Maurice Ransome es un abogado británico que cuida mucho la pureza de su vocabulario, viste con elegancia profesional, adora la música de Mozart y habita con placidez en un hogar sereno, equilibrado y elegante junto a su diligente esposa Rosemary, amoldada a los gustos y rarezas de su marido. Hace muchos años, estuvieron a punto de tener un bebé (Donald), que no llegó a nacer. Esa vida burguesa, apolínea y más bien fría sufrirá un vuelco cuando, al regresar de la ópera, descubran que su casa ha sido desvalijada. Pero la gran sorpresa es que los ladrones no se han llevado tan sólo los objetos valiosos (televisor, cadena musical, etc), sino, rigurosamente, todo: desde las sillas hasta la cubertería, desde las cortinas hasta el papel higiénico, desde los cuadros hasta el asado que estaba dorándose en el horno. Todo está cubierto por el seguro, así que desde el punto de vista económico no van a experimentar agobios de ningún tipo; no obstante, en el proceso de “reconstrucción” de su hogar, Mrs. Ransome empieza a darse cuenta de hasta qué extremo se encuentra vacía. En su matrimonio nunca ha habido buen sexo, ni ternura, ni afectos expresados (“Nunca nos hemos abrazado, Maurice”), así que el vacío interior de la casa robada es también una imagen del vacío interior de su espíritu yermo.

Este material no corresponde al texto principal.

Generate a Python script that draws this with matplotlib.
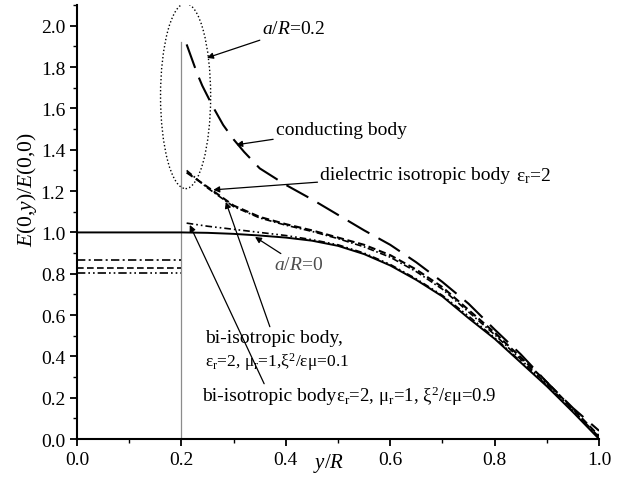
import matplotlib
matplotlib.use("Agg")
import matplotlib.pyplot as plt
from matplotlib.patches import Ellipse
from matplotlib.ticker import MultipleLocator

plt.rcParams['font.family'] = 'Liberation Serif'
plt.rcParams['mathtext.fontset'] = 'custom'
plt.rcParams['mathtext.rm'] = 'Liberation Serif'
plt.rcParams['mathtext.it'] = 'Liberation Serif:italic'

# a/R = 0 (no cavity)
x_solid = [0.0, 0.2, 0.25, 0.3, 0.35, 0.4, 0.45, 0.5, 0.55, 0.6, 0.65, 0.7, 0.75, 0.8, 0.85, 0.9, 0.95, 1.0]
v_solid = [1.0, 1.0, 0.998, 0.993, 0.985, 0.975, 0.96, 0.935, 0.895, 0.84, 0.77, 0.69, 0.585, 0.485, 0.37, 0.255, 0.13, 0.0]

# conducting body, a/R = 0.2
x_cond = [0.21, 0.22, 0.23, 0.24, 0.26, 0.28, 0.3, 0.32, 0.35, 0.4, 0.45, 0.5, 0.55, 0.6, 0.65, 0.7, 0.75, 0.8, 0.85, 0.9, 0.95, 1.0]
v_cond = [1.91, 1.84, 1.77, 1.71, 1.61, 1.52, 1.45, 1.39, 1.31, 1.23, 1.16, 1.085, 1.01, 0.94, 0.855, 0.76, 0.655, 0.53, 0.41, 0.275, 0.15, 0.04]

# dielectric and bi-isotropic bodies, a/R = 0.2
x_out = [0.21, 0.25, 0.3, 0.35, 0.4, 0.45, 0.5, 0.55, 0.6, 0.65, 0.7, 0.75, 0.8, 0.85, 0.9, 0.95, 1.0]
v_diel = [1.29, 1.22, 1.13, 1.075, 1.04, 1.01, 0.975, 0.94, 0.89, 0.82, 0.735, 0.625, 0.515, 0.395, 0.275, 0.145, 0.015]
v_bi01 = [1.30, 1.215, 1.125, 1.07, 1.035, 1.005, 0.97, 0.93, 0.88, 0.81, 0.725, 0.615, 0.505, 0.385, 0.265, 0.14, 0.01]
v_bi09 = [1.045, 1.03, 1.015, 1.0, 0.985, 0.965, 0.94, 0.90, 0.845, 0.775, 0.695, 0.595, 0.49, 0.375, 0.26, 0.135, 0.005]

# constant field inside the cavity
x_in = [0.0, 0.2]
v_in_bi01 = 0.868
v_in_diel = 0.828
v_in_bi09 = 0.804

fig = plt.figure(figsize=(6.26, 4.81), dpi=100)
ax = fig.add_axes([0.123, 0.0852, 0.834, 0.902])

ax.plot([0.2, 0.2], [0, 1.92], color='0.55', lw=0.9)

ax.plot(x_solid, v_solid, color='black', lw=1.4)
l, = ax.plot(x_cond, v_cond, color='black', lw=1.5)
l.set_dashes((12, 5))
l, = ax.plot(x_out, v_diel, color='black', lw=1.5)
l.set_dashes((3.5, 1.8))
l, = ax.plot(x_out, v_bi01, color='black', lw=1.2)
l.set_dashes((4, 1.5, 1, 1.5))
l, = ax.plot(x_out, v_bi09, color='black', lw=1.2)
l.set_dashes((4, 1.8, 1, 1.8, 1, 1.8))

l, = ax.plot(x_in, [v_in_bi01] * 2, color='black', lw=1.2)
l.set_dashes((5, 2, 1.2, 2))
l, = ax.plot(x_in, [v_in_diel] * 2, color='black', lw=1.2)
l.set_dashes((4, 2))
l, = ax.plot(x_in, [v_in_bi09] * 2, color='black', lw=1.2)
l.set_dashes((5, 1.8, 1, 1.8, 1, 1.8))

ax.add_patch(Ellipse((0.208, 1.66), 0.096, 0.896, fill=False, ls=':', lw=1.0, color='black'))

arw = dict(arrowstyle='-|>', color='black', lw=0.9, mutation_scale=9, shrinkA=0, shrinkB=0)
fs = 14

ax.annotate('$a/R$=0.2', xy=(0.249, 1.845), xytext=(0.354, 1.985), fontsize=fs,
            va='center', arrowprops=arw)
ax.annotate('conducting body', xy=(0.305, 1.424), xytext=(0.381, 1.50), fontsize=fs,
            va='center', arrowprops=arw)
ax.annotate('dielectric isotropic body', xy=(0.261, 1.206), xytext=(0.466, 1.278),
            fontsize=fs, va='center', arrowprops=arw)
ax.text(0.84, 1.278, r'$\mathrm{\varepsilon_r}$=2', fontsize=fs, va='center')
ax.annotate('$a/R$=0', xy=(0.341, 0.978), xytext=(0.377, 0.843), fontsize=fs,
            va='center', color='0.3', arrowprops=arw)
ax.annotate('bi-isotropic body,', xy=(0.285, 1.148), xytext=(0.245, 0.489), fontsize=fs,
            va='center', arrowprops=arw)
ax.text(0.245, 0.378, r'$\mathrm{\varepsilon_r}$=2, $\mathrm{\mu_r}$=1,$\mathrm{\xi^2/\varepsilon\mu}$=0.1',
        fontsize=12.5, va='center')
ax.annotate('bi-isotropic body', xy=(0.216, 1.036), xytext=(0.240, 0.213), fontsize=fs,
            va='center', arrowprops=arw)
ax.text(0.497, 0.213, r'$\mathrm{\varepsilon_r}$=2, $\mathrm{\mu_r}$=1, $\mathrm{\xi^2/\varepsilon\mu}$=0.9',
        fontsize=13.5, va='center')

ax.set_xlim(0, 1.0)
ax.set_ylim(0, 2.1)
ax.xaxis.set_major_locator(MultipleLocator(0.2))
ax.xaxis.set_minor_locator(MultipleLocator(0.1))
ax.yaxis.set_major_locator(MultipleLocator(0.2))
ax.yaxis.set_minor_locator(MultipleLocator(0.1))
ax.tick_params(which='major', direction='out', length=5, width=1.3, labelsize=fs)
ax.tick_params(which='minor', direction='out', length=3, width=1.0)
for s in ['top', 'right']:
    ax.spines[s].set_visible(False)
for s in ['left', 'bottom']:
    ax.spines[s].set_linewidth(1.5)

ax.set_ylabel('$E$(0,$y$)/$E$(0,0)', fontsize=15.5, labelpad=2)
ax.yaxis.set_label_coords(-0.072, 0.576)
ax.text(0.482, -0.028, '$y/R$', fontsize=15, va='top', ha='center',
        transform=ax.get_xaxis_transform())

fig.savefig('out.png', dpi=100)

Poco tendrá que rascar el lector atento para advertir o intuir que el esposo no ha logrado mayor dicha: entumecido por su educación puritana, sus represiones sexuales las vive en un secreto culpable (unas fotos y unas grabaciones obscenas que guarda camufladas en una estantería), y resulta evidente que tampoco él ha alcanzado la felicidad que buscaba.
Alan Bennett nos entrega una historia falsamente humorística (traducida por Jaime Zulaika para el sello Anagrama), en la que el protagonismo recae sobre dos soledades adheridas, dos silencios incomunicados, que habrían alcanzado el nirvana anestésico de no haber mediado este robo, que les revela la desnudez de su fracaso.